You don't know what's honest, hostile or pompous, only your interpretation. Pretend that's the truth? Don't impose that.

It's even harder through text when you don't have tone of voice, body language, other context. So you should be careful before leaping to accuse a hostile intent, don't you think?

Why should my comment be any less valid than the question. I don't think the question was bad at all. Don't judge stuff like that.

Your misinterpreting hostile intent should be a violation of the HN guidelines. That's not responding to the strongest version of what I said, that's misrepresenting to a straw man so you can hate on it. It's not my problem if you need to hate on something. That pal has nothing to do with me, so don't make it about me, huh?

Pretty clear I would think.

Also, "controversial" and "banal" depends on who you are, and context. When you put it like that...inspires me to think people maybe don't like having something obvious, but off-message pointed out to them? They want an answer, don't tell them to expand their mind.

But...teach people how to fish, not feed them, right?
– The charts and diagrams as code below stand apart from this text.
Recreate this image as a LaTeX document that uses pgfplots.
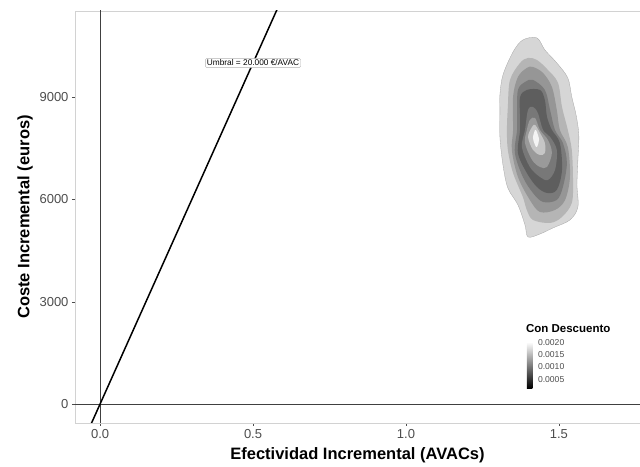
\documentclass[border=0pt]{standalone}
\usepackage{pgfplots}
\pgfplotsset{compat=1.18}
\usepackage{fontspec}
\setmainfont{Liberation Sans}

% contour fills, outer ring to peak
\definecolor{lvA}{HTML}{D6D6D6}
\definecolor{lvB}{HTML}{B5B5B5}
\definecolor{lvC}{HTML}{969696}
\definecolor{lvD}{HTML}{7A7A7A}
\definecolor{lvE}{HTML}{5E5E5E}
\definecolor{lvF}{HTML}{787878}
\definecolor{lvG}{HTML}{9A9A9A}
\definecolor{lvH}{HTML}{C6C6C6}
\definecolor{lvI}{HTML}{F4F4F4}
\definecolor{ticktxt}{HTML}{4D4D4D}

\begin{document}
\begin{tikzpicture}
\begin{axis}[
  scale only axis,
  width=565pt, height=412pt,
  xmin=-0.082, xmax=1.765,
  ymin=-557, ymax=11525,
  xtick={0,0.5,1,1.5},
  ytick={0,3000,6000,9000},
  scaled y ticks=false,
  axis line style={gray!35},
  tick align=outside,
  major tick length=3pt,
  tick style={gray!60!black},
  xtick pos=bottom, ytick pos=left,
  /pgf/number format/assume math mode=true,
  tick label style={font=\fontsize{13}{13}\selectfont, text=ticktxt},
  xticklabel style={/pgf/number format/fixed, /pgf/number format/fixed zerofill,
                    /pgf/number format/precision=1},
  yticklabel style={/pgf/number format/1000 sep={}},
  xlabel={Efectividad Incremental (AVACs)},
  ylabel={Coste Incremental (euros)},
  label style={font=\bfseries\fontsize{16.5}{17}\selectfont},
  xlabel style={yshift=-2pt},
  clip=true,
  contour/.style={draw=none, smooth cycle, tension=0.55},
]
  % density contour (filled levels)
  \addplot[contour, fill=lvA, draw=gray!70, line width=0.3pt] coordinates {
    (1.382,10676) (1.428,10735) (1.454,10383) (1.493,10002) (1.529,9562)
    (1.542,9004) (1.556,8476) (1.565,7890) (1.562,7157) (1.559,6423)
    (1.562,5778) (1.536,5397) (1.480,5162) (1.438,4986) (1.399,4898)
    (1.389,5250) (1.366,5837) (1.333,6335) (1.317,7010) (1.307,7831)
    (1.307,8623) (1.307,9063) (1.317,9650) (1.350,10324)
  };
  \addplot[contour, fill=lvB] coordinates {
    (1.399,10148) (1.428,10089) (1.464,9796) (1.497,9415) (1.510,8711)
    (1.529,8036) (1.542,7450) (1.546,6570) (1.542,5895) (1.510,5485)
    (1.471,5309) (1.415,5397) (1.395,5690) (1.382,6071) (1.350,6775)
    (1.333,7450) (1.330,8036) (1.333,8711) (1.340,9503) (1.373,10002)
  };
  \addplot[contour, fill=lvC] coordinates {
    (1.395,9855) (1.415,9884) (1.448,9708) (1.477,9298) (1.493,8623)
    (1.503,8036) (1.529,7538) (1.536,6658) (1.520,5983) (1.487,5690)
    (1.438,5631) (1.405,5983) (1.366,6658) (1.346,7450) (1.350,8036)
    (1.350,9004) (1.366,9591)
  };
  \addplot[contour, fill=lvD] coordinates {
    (1.389,9444) (1.415,9503) (1.454,9210) (1.471,8623) (1.487,8036)
    (1.513,7655) (1.526,7069) (1.513,6365) (1.493,5983) (1.448,5925)
    (1.415,6189) (1.382,6658) (1.356,7362) (1.363,8036) (1.363,8535)
    (1.366,9210)
  };
  \addplot[contour, fill=lvE] coordinates {
    (1.395,9210) (1.438,9210) (1.454,8916) (1.461,8418) (1.477,8036)
    (1.503,7655) (1.510,6863) (1.493,6277) (1.461,6189) (1.428,6365)
    (1.395,6775) (1.366,7362) (1.373,8036) (1.373,8418) (1.373,9004)
  };
  \addplot[contour, fill=lvF] coordinates {
    (1.399,8623) (1.415,8711) (1.431,8535) (1.448,8036) (1.471,7831)
    (1.493,7450) (1.487,6863) (1.464,6570) (1.438,6658) (1.405,6951)
    (1.379,7538) (1.389,8036)
  };
  \addplot[contour, fill=lvG] coordinates {
    (1.405,8330) (1.422,8388) (1.438,8036) (1.464,7743) (1.477,7362)
    (1.461,6951) (1.438,6951) (1.412,7157) (1.389,7655) (1.395,8036)
  };
  \addplot[contour, fill=lvH] coordinates {
    (1.412,8124) (1.422,8183) (1.438,7948) (1.454,7655) (1.454,7362)
    (1.438,7303) (1.415,7450) (1.399,7831)
  };
  \addplot[contour, fill=lvI] coordinates {
    (1.422,8036) (1.428,7978) (1.435,7743) (1.428,7538) (1.422,7596)
    (1.415,7802)
  };

  % reference lines at zero
  \addplot[gray!50!black, line width=0.5pt] coordinates {(0,-600) (0,12000)};
  \addplot[gray!50!black, line width=0.5pt] coordinates {(-0.1,0) (1.8,0)};

  % willingness-to-pay threshold: 20000 euros per AVAC
  \addplot[black, line width=1.5pt] coordinates {(-0.05,-1000) (0.6,12000)};
  \node[fill=white, draw=gray!60, rounded corners=1.5pt, inner sep=1.6pt,
        font=\fontsize{8.3}{9}\selectfont]
    at (axis cs:0.5,10000) {Umbral = 20.000 €/AVAC};

  % colour bar legend
  \shade[top color=white, bottom color=black]
    (axis cs:1.395,469) rectangle (axis cs:1.413,1818);
  \node[font=\bfseries\fontsize{11.5}{12}\selectfont, anchor=base west, inner sep=0pt]
    at (axis cs:1.392,2110) {Con Descuento};
  \node[font=\fontsize{8.6}{9}\selectfont, anchor=west, text=ticktxt] at (axis cs:1.420,1789) {0.0020};
  \node[font=\fontsize{8.6}{9}\selectfont, anchor=west, text=ticktxt] at (axis cs:1.420,1437) {0.0015};
  \node[font=\fontsize{8.6}{9}\selectfont, anchor=west, text=ticktxt] at (axis cs:1.420,1085) {0.0010};
  \node[font=\fontsize{8.6}{9}\selectfont, anchor=west, text=ticktxt] at (axis cs:1.420,704) {0.0005};
\end{axis}
\pgfresetboundingbox
\path (current axis.south west) ++(-75pt,-44pt) coordinate (bl);
\path (current axis.north east) ++(0pt,11pt) coordinate (tr);
\path (bl) rectangle (tr);
\end{tikzpicture}
\end{document}
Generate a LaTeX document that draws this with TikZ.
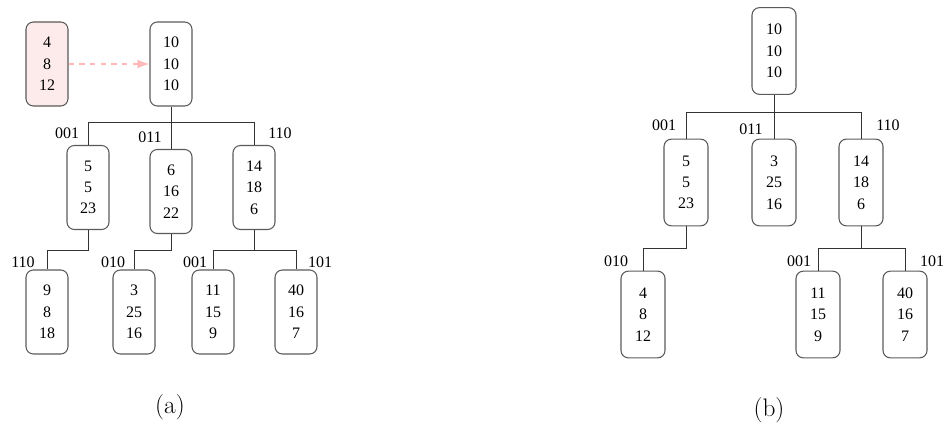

I'm so confused as to why this is being downvoted.
Perhaps because it broke this guideline: "Please respond to the strongest plausible interpretation of what someone says, not a weaker one that's easier to criticize. Assume good faith." https://news.ycombinator.com/newsguidelines.html

It's true—and a great thing to point out—that not everything on HN needs to explain itself right away, but in this case the lack of charity to the commenter trumped the expression of charity to the OP. And following up with dyspeptic community-bashing is definitely not a win.

There's no lack of charity. I would know, I wrote it. And the downvotes occurred before the community critique. Which also must have hit a nerve.

I think meta-questioning "do you even need to ask other's what this is about, why not let it work on you first" is responding to the strongest version of what was said, much stronger than simply answering the question.

People misinterpret dissent of the line for hostility, more so with something unfamiliar, where they want even more to have an answer "what is it". It's not very intellectually humble, but it is hilarious.

Interpreting hostility in my response ought to violate guidelines as well. Why should I be punished for others mistaken interpretations of hostility?

I think it's more about them reacting to their own misinterpretation.

I think it's a consequence of HN self-optimizes for people to be able to efficiently not just learn content from an article, but efficiently form an opinion from the comments. It's not so easy to form an opinion when there's multiple valid strands. I think people are projecting their expectation to not be confused.

"Don't tell me to expand my mind, just tell me what to think." It's not my problem if people get uncomfortable forming their own opinions sometimes. I think it's a good thing to have your own interpretation of Kicks Condor. That doesn't hurt anyone...but it might take you a bit of time/effort/discomfort to form it.

I guess I'm OK to do things that way because I grew up going to a lot of art galleries. Comfortable with ambiguity in some things. I think it's funny how engineers need everything to be explicit, and how that's connected to programming needing that as well. I think they could laugh at that about themselves, rather than getting seriously grumpy and hating on me...but hey, that's them, not me.